Now come on. Doesn’t “Santa’s Super Sleigh” belong in this list? Sure it does, even if the most complete version extant can’t seem to understand that. Nick Hornby invented a prototypical Christmas novelty song as a way of putting Will in the perpetual adolescent state that About a Boy finally resolves and, if nothing else, its sheer lack of existence makes it a novelty. But I think it was intended as a novelty song all along.

Now where’s Nick Hornby’s Twitter address?

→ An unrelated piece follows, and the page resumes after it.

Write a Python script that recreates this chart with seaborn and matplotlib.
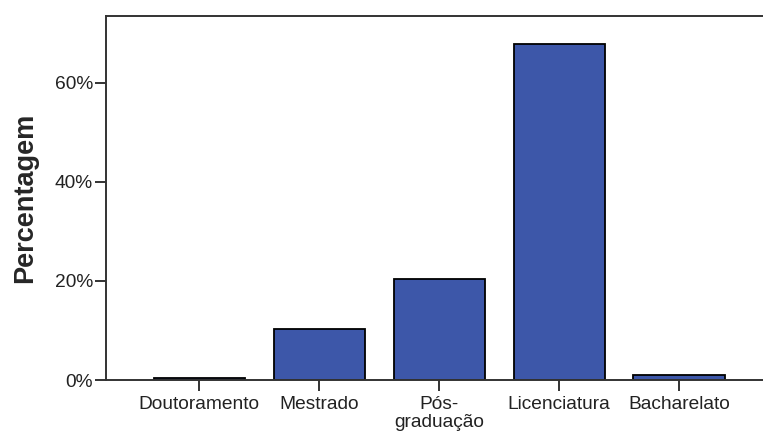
import matplotlib
matplotlib.use("Agg")
import matplotlib.pyplot as plt
import seaborn as sns
from matplotlib.ticker import FuncFormatter

categories = ["Doutoramento", "Mestrado", "Pós-\ngraduação", "Licenciatura", "Bacharelato"]
percentages = [0.4, 10.3, 20.3, 67.9, 1.1]
y_ticks = [0, 20, 40, 60]

sns.set_style("ticks")
plt.rcParams["font.family"] = ["Liberation Sans", "DejaVu Sans"]

fig = plt.figure(figsize=(7.63, 4.33), dpi=100)
ax = fig.add_axes([0.1389, 0.1224, 0.8611, 0.8418])

sns.barplot(
    x=categories,
    y=percentages,
    ax=ax,
    color="#3D57A9",
    saturation=1,
    width=0.76,
    edgecolor="black",
    linewidth=1.3,
)

ax.set_xlim(-0.779, 4.7)
ax.set_ylim(0, 73.6)
ax.set_yticks(y_ticks)
ax.yaxis.set_major_formatter(FuncFormatter(lambda v, pos: f"{v:.0f}%"))

for side in ["left", "top", "bottom"]:
    ax.spines[side].set_color("#333333")
    ax.spines[side].set_linewidth(1.4)
ax.spines["right"].set_visible(False)

ax.tick_params(axis="both", direction="out", length=8, width=1.4, color="#333333",
               labelsize=13.8, labelcolor="#222222", pad=1.5)
ax.tick_params(axis="x", pad=3.5)
for lab in ax.get_xticklabels():
    lab.set_linespacing(1.05)
ax.set_xlabel("")
ax.set_ylabel("Percentagem", fontsize=19.5, fontweight="bold", labelpad=12)

fig.savefig("out.png", dpi=100)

Postscript: Amy pointed out that I’d missed an important Christmas novelty song. (Actually, I probably missed several.) But Gayla Peevey’s “I Want a Hippotamus for Christmas” deserves a high place on the list because it’s about as novel as Christmas novelty songs get without degenerating to the level of  “Grandma Got Run Over by a Reindeer.” It was a hit in 1953, but totally vanished from radio airplay until uber-quirky-DJ Dr. Demento, as much of an expert on novelty songs as the airwaves have ever had, revived it on a novelty song anthology in the 2000s. Now it’s become inescapable, almost relentlessly so, but its sheer cuteness makes it bearable, maybe even loveable.

And I’d like to add the somewhat lesser-known “Chrissy the Christmas Mouse,” recorded God-knows-when by Debbie Reynolds and Donald O’Connor, that I didn’t start hearing on the radio until about 2003, which maybe coincidentally is the year Donald O’Connor died. It’s an attempt to create a new Rudolph the Reindeer-style story song about a previously unheralded Christmas character, an adorable mouse who “lives in the middle of Santa’s house,” that never got the traction (or tailwind) that Rudolph did. But it still gets played and like any good Christmas novelty song makes up in charm what it may lack in musical quality.

That about covers it, yes? Or are there other Christmas novelty songs lurking out there that actually get airplay (or streaming play) that I’ve missed? Suggestions are welcome.

I finally broke down and looked up “Santa’s Super Sleigh” on Google. The version for the film was written by composer Peter Brewis, but I’m pretty sure the full version on YouTube wasn’t anywhere in the movie. Maybe on the soundtrack album?

And now that I look back over Nick Hornby’s original lyrics, I’m convinced that, while he meant “Super Sleigh” as a novelty song, he meant it as a really bad novelty song. Is it possible that Nick “High Fidelity” Hornby hates Christmas music?